▶ [DESCRIPTION OF THE TASK]
Reproduce exactly only the lines from the line that holds "Emit a component" to the line that holds "const yLabel = 'Variável Y';", inclusive, in the listing below, and please leave out every picture.

_____

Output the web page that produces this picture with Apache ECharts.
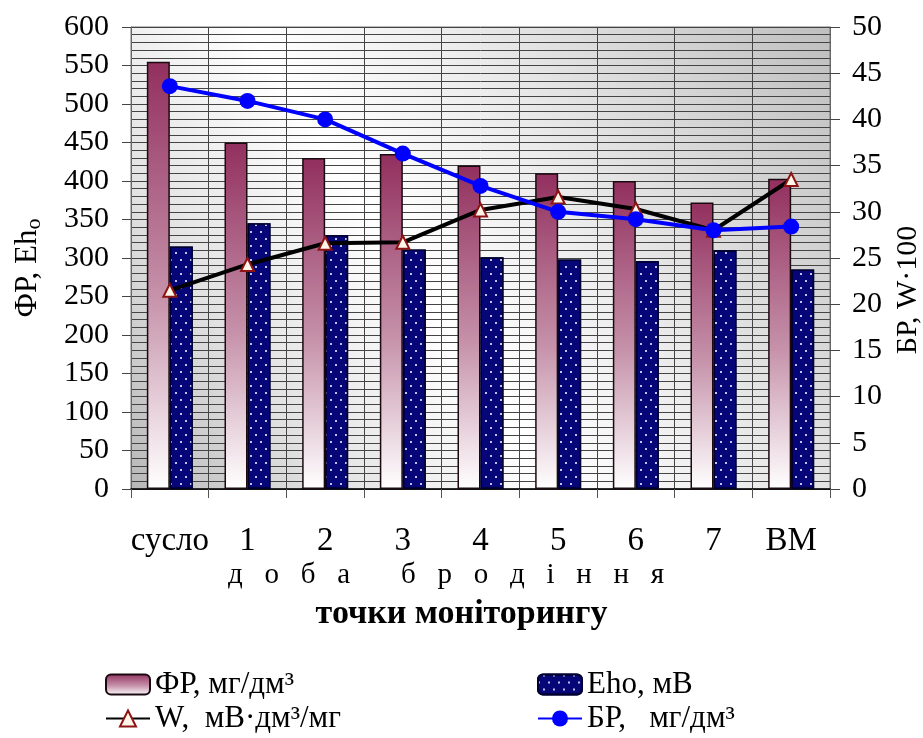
<!DOCTYPE html>
<html>
<head>
<meta charset="utf-8">
<script src="https://cdn.jsdelivr.net/npm/echarts@6/dist/echarts.min.js"></script>
<style>
  html, body { margin: 0; padding: 0; background: #ffffff; }
  #chart { width: 923px; height: 738px; }
</style>
</head>
<body>
<div id="chart"></div>
<script>
// Monitoring points of the fermentation
const categories = ['сусло', '1', '2', '3', '4', '5', '6', '7', 'ВМ'];
// ФР, mg/dm3 (left axis)
const frValues = [555, 450, 430, 435, 420, 410, 400, 372, 403];
// Eho, mV (left axis)
const ehoValues = [315, 345, 330, 311, 301, 298, 296, 310, 285];
// W, mV·dm3/mg ×100 (right axis)
const wValues = [21.5, 24.3, 26.6, 26.7, 30.2, 31.6, 30.3, 28.0, 33.5];
// БР, mg/dm3 (right axis)
const brValues = [43.6, 42.0, 40.0, 36.3, 32.8, 30.0, 29.2, 28.0, 28.4];

const seriesNames = {
  fr: 'ФР, мг/дм³',
  eho: 'Eho, мВ',
  w: 'W,  мВ·дм³/мг',
  br: 'БР,   мг/дм³'
};

const serif = "'Liberation Serif', 'Times New Roman', serif";

const chart = echarts.init(document.getElementById('chart'), null, { renderer: 'canvas' });

const legendText = { fontFamily: serif, fontSize: 31, color: '#000' };

const option = {
  animation: false,
  backgroundColor: '#ffffff',
  textStyle: { fontFamily: serif, color: '#000' },
  grid: {
    left: 131, right: 93, top: 27, bottom: 249,
    outerBoundsMode: 'none',
    show: true,
    borderColor: '#777',
    borderWidth: 1,
    backgroundColor: {
      type: 'linear', x: 0, y: 1, x2: 1, y2: 0,
      colorStops: [
        { offset: 0, color: '#b8b8b8' },
        { offset: 0.2, color: '#e2e2e2' },
        { offset: 0.42, color: '#ffffff' },
        { offset: 0.6, color: '#eeeeee' },
        { offset: 1, color: '#bfbfbf' }
      ]
    }
  },
  legend: [
    {
      orient: 'vertical', left: 100, top: 664, itemGap: 3, height: 74,
      itemWidth: 44, itemHeight: 20,
      textStyle: legendText,
      data: [seriesNames.fr, seriesNames.w]
    },
    {
      orient: 'vertical', left: 532, top: 664, itemGap: 3, height: 74,
      itemWidth: 44, itemHeight: 20,
      textStyle: legendText,
      data: [seriesNames.eho, seriesNames.br]
    }
  ],
  xAxis: {
    type: 'category',
    data: categories,
    boundaryGap: true,
    axisLine: { show: true, lineStyle: { color: '#000', width: 1.5 } },
    axisTick: { show: true, length: 9, lineStyle: { color: '#555' } },
    axisLabel: { interval: 0, fontFamily: serif, fontSize: 33, color: '#000', margin: 36 },
    splitLine: { show: true, interval: 0, lineStyle: { color: '#444', width: 1 } }
  },
  yAxis: [
    {
      type: 'value', min: 0, max: 600, interval: 50,
      position: 'left',
      name: '{a|ФР, Eh}{s|o}',
      nameLocation: 'middle', nameRotate: 90, nameGap: 86,
      nameTextStyle: {
        padding: [0, 20, 0, 0],
        rich: {
          a: { fontFamily: serif, fontSize: 31, color: '#000' },
          s: { fontFamily: serif, fontSize: 22, color: '#000', padding: [12, 0, 0, 0] }
        }
      },
      axisLine: { show: true, lineStyle: { color: '#666' } },
      axisTick: { show: true, length: 9, lineStyle: { color: '#444' } },
      axisLabel: { fontFamily: serif, fontSize: 30, color: '#000', margin: 22 },
      splitLine: { show: true, lineStyle: { color: '#444', width: 1 } },
      minorTick: { show: false, splitNumber: 5 },
      minorSplitLine: { show: true, lineStyle: { color: '#444', width: 1 } }
    },
    {
      type: 'value', min: 0, max: 50, interval: 5,
      position: 'right',
      name: 'БР, W·100',
      nameLocation: 'middle', nameRotate: 90, nameGap: 58,
      nameTextStyle: { fontFamily: serif, fontSize: 30, color: '#000', padding: [0, 64, 0, 0] },
      axisLine: { show: true, lineStyle: { color: '#666' } },
      axisTick: { show: true, length: 10, lineStyle: { color: '#444' } },
      axisLabel: { fontFamily: serif, fontSize: 30, color: '#000', margin: 22 },
      splitLine: { show: false }
    }
  ],
  series: [
    {
      name: seriesNames.fr,
      type: 'bar',
      yAxisIndex: 0,
      data: frValues,
      barWidth: 23,
      barGap: '0%',
      itemStyle: {
        borderColor: '#1a0a10',
        borderWidth: 1.5,
        color: {
          type: 'linear', x: 0, y: 0, x2: 0, y2: 1,
          colorStops: [
            { offset: 0, color: '#922f5e' },
            { offset: 0.55, color: '#c692aa' },
            { offset: 1, color: '#ffffff' }
          ]
        }
      }
    },
    {
      name: seriesNames.eho,
      type: 'bar',
      yAxisIndex: 0,
      data: ehoValues,
      barWidth: 23,
      barGap: '0%',
      itemStyle: {
        color: '#060678',
        borderColor: '#000030',
        borderWidth: 1.5,
        decal: {
          symbol: 'rect',
          symbolSize: 1,
          color: 'rgba(225,225,255,0.85)',
          dashArrayX: [[2, 8], [0, 5, 2, 3]],
          dashArrayY: [2, 5],
          rotation: 0
        }
      }
    },
    {
      name: seriesNames.w,
      type: 'line',
      yAxisIndex: 1,
      data: wValues,
      symbol: 'triangle',
      symbolSize: 13,
      lineStyle: { color: '#000000', width: 4 },
      itemStyle: { color: '#fff6ea', borderColor: '#8e1414', borderWidth: 2 },
      z: 3
    },
    {
      name: seriesNames.br,
      type: 'line',
      yAxisIndex: 1,
      data: brValues,
      symbol: 'circle',
      symbolSize: 16,
      lineStyle: { color: '#0000ff', width: 4 },
      itemStyle: { color: '#0000ff' },
      z: 4
    }
  ],
  graphic: [
    {
      type: 'text',
      left: 228, top: 561,
      style: {
        text: 'д   о   б   а       б   р   о   д   і   н   н   я',
        font: '29px ' + serif,
        fill: '#000'
      }
    },
    {
      type: 'text',
      left: 'center', top: 597,
      style: {
        text: 'точки моніторингу',
        font: 'bold 34px ' + serif,
        fill: '#000'
      }
    }
  ]
};

chart.setOption(option);
</script>
</body>
</html>
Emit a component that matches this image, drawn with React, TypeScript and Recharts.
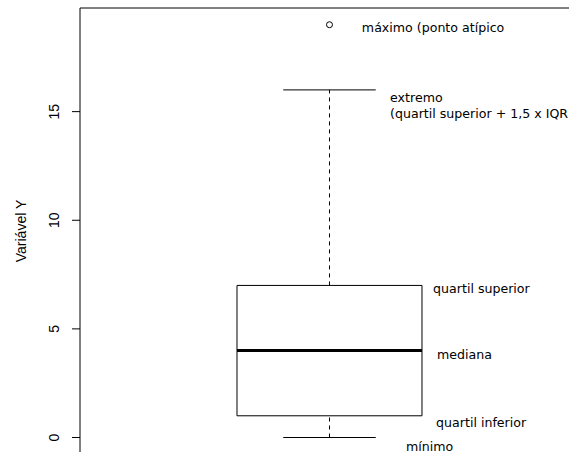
import React from 'react';
import { ComposedChart, XAxis, YAxis, Scatter, ReferenceLine, ReferenceArea } from 'recharts';

// ---- data ----
const yTicks = [0, 5, 10, 15];
const boxCenter = 1;
const boxHalfWidth = 0.4;
const capHalfWidth = 0.2;
const boxStats = { lowerWhisker: 0, q1: 1, median: 4, q3: 7, upperWhisker: 16 };
const outliers = [{ x: 1, y: 19 }];
const annotations = [
  { x: 1.14, y: 18.85, label: 'máximo (ponto atípico' },
  { x: 1.262, y: 15.65, label: 'extremo' },
  { x: 1.262, y: 14.92, label: '(quartil superior + 1,5 x IQR)' },
  { x: 1.448, y: 6.84, label: 'quartil superior' },
  { x: 1.465, y: 3.84, label: 'mediana' },
  { x: 1.461, y: 0.67, label: 'quartil inferior' },
  { x: 1.331, y: -0.40, label: 'mínimo' },
];
const yDomain: [number, number] = [-0.667, 19.77];
const xDomain: [number, number] = [-0.0789, 2.0357];
const yLabel = 'Variável Y';

const AXIS_FONT = 'Liberation Sans, Arial, sans-serif';
const TEXT_FONT = 'DejaVu Sans, sans-serif';

const YTick = (props: any) => {
  const { x, y, payload } = props;
  const bx = x - 10.5;
  return (
    <text
      x={bx}
      y={y}
      transform={`rotate(-90 ${bx} ${y})`}
      textAnchor="middle"
      fontFamily={AXIS_FONT}
      fontSize={14}
      fill="#000"
    >
      {payload.value}
    </text>
  );
};

const YLabelContent = (props: any) => {
  const { viewBox } = props;
  const cy = viewBox.y + viewBox.height / 2 + 1;
  const bx = 26;
  return (
    <text
      x={bx}
      y={cy}
      transform={`rotate(-90 ${bx} ${cy})`}
      textAnchor="middle"
      fontFamily={AXIS_FONT}
      fontSize={14}
      fill="#000"
    >
      {yLabel}
    </text>
  );
};

const AnnotationShape = (props: any) => {
  const { cx, cy, payload } = props;
  return (
    <text
      x={cx}
      y={cy}
      dominantBaseline="central"
      fontFamily={TEXT_FONT}
      fontSize={12.6}
      fill="#000"
    >
      {payload.label}
    </text>
  );
};

const OutlierShape = (props: any) => {
  const { cx, cy } = props;
  return <circle cx={cx} cy={cy} r={3} fill="none" stroke="#000" strokeWidth={1} />;
};

export default function App() {
  const L = boxCenter - boxHalfWidth;
  const R = boxCenter + boxHalfWidth;
  const cL = boxCenter - capHalfWidth;
  const cR = boxCenter + capHalfWidth;
  return (
    <div style={{ position: 'absolute', left: 0, top: 0, background: '#fff' }}>
      <ComposedChart
        width={569}
        height={452}
        margin={{ top: 8, right: 0, bottom: 0, left: 0 }}
        style={{ background: '#fff' }}
      >
        <XAxis type="number" dataKey="x" domain={xDomain} hide allowDataOverflow />
        <YAxis
          type="number"
          dataKey="y"
          domain={yDomain}
          ticks={yTicks}
          width={80}
          tickSize={8}
          tickMargin={2}
          allowDataOverflow
          axisLine={{ stroke: '#000', strokeWidth: 1 }}
          tickLine={{ stroke: '#000', strokeWidth: 1 }}
          tick={<YTick />}
          label={{ content: <YLabelContent /> } as any}
        />
        <ReferenceLine y={yDomain[1]} stroke="#000" strokeWidth={1} ifOverflow="visible" />
        {/* whiskers */}
        <ReferenceLine
          segment={[{ x: boxCenter, y: boxStats.q3 }, { x: boxCenter, y: boxStats.upperWhisker }]}
          stroke="#000"
          strokeDasharray="4 4"
        />
        <ReferenceLine
          segment={[{ x: boxCenter, y: boxStats.lowerWhisker }, { x: boxCenter, y: boxStats.q1 }]}
          stroke="#000"
          strokeDasharray="4 4"
        />
        <ReferenceLine
          segment={[{ x: cL, y: boxStats.upperWhisker }, { x: cR, y: boxStats.upperWhisker }]}
          stroke="#000"
        />
        <ReferenceLine
          segment={[{ x: cL, y: boxStats.lowerWhisker }, { x: cR, y: boxStats.lowerWhisker }]}
          stroke="#000"
        />
        {/* box */}
        <ReferenceArea
          x1={L}
          x2={R}
          y1={boxStats.q1}
          y2={boxStats.q3}
          fill="none"
          fillOpacity={0}
          stroke="#000"
          strokeOpacity={1}
          strokeWidth={1}
        />
        <ReferenceLine
          segment={[{ x: L, y: boxStats.median }, { x: R, y: boxStats.median }]}
          stroke="#000"
          strokeWidth={3}
        />
        <Scatter data={outliers} shape={<OutlierShape />} isAnimationActive={false} />
        <Scatter data={annotations} shape={<AnnotationShape />} isAnimationActive={false} />
      </ComposedChart>
    </div>
  );
}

_____

▶ [COMPLETE OUTPUT]
Emit a component that matches this image, drawn with React, TypeScript and Recharts.
import React from 'react';
import { ComposedChart, XAxis, YAxis, Scatter, ReferenceLine, ReferenceArea } from 'recharts';

// ---- data ----
const yTicks = [0, 5, 10, 15];
const boxCenter = 1;
const boxHalfWidth = 0.4;
const capHalfWidth = 0.2;
const boxStats = { lowerWhisker: 0, q1: 1, median: 4, q3: 7, upperWhisker: 16 };
const outliers = [{ x: 1, y: 19 }];
const annotations = [
  { x: 1.14, y: 18.85, label: 'máximo (ponto atípico' },
  { x: 1.262, y: 15.65, label: 'extremo' },
  { x: 1.262, y: 14.92, label: '(quartil superior + 1,5 x IQR)' },
  { x: 1.448, y: 6.84, label: 'quartil superior' },
  { x: 1.465, y: 3.84, label: 'mediana' },
  { x: 1.461, y: 0.67, label: 'quartil inferior' },
  { x: 1.331, y: -0.40, label: 'mínimo' },
];
const yDomain: [number, number] = [-0.667, 19.77];
const xDomain: [number, number] = [-0.0789, 2.0357];
const yLabel = 'Variável Y';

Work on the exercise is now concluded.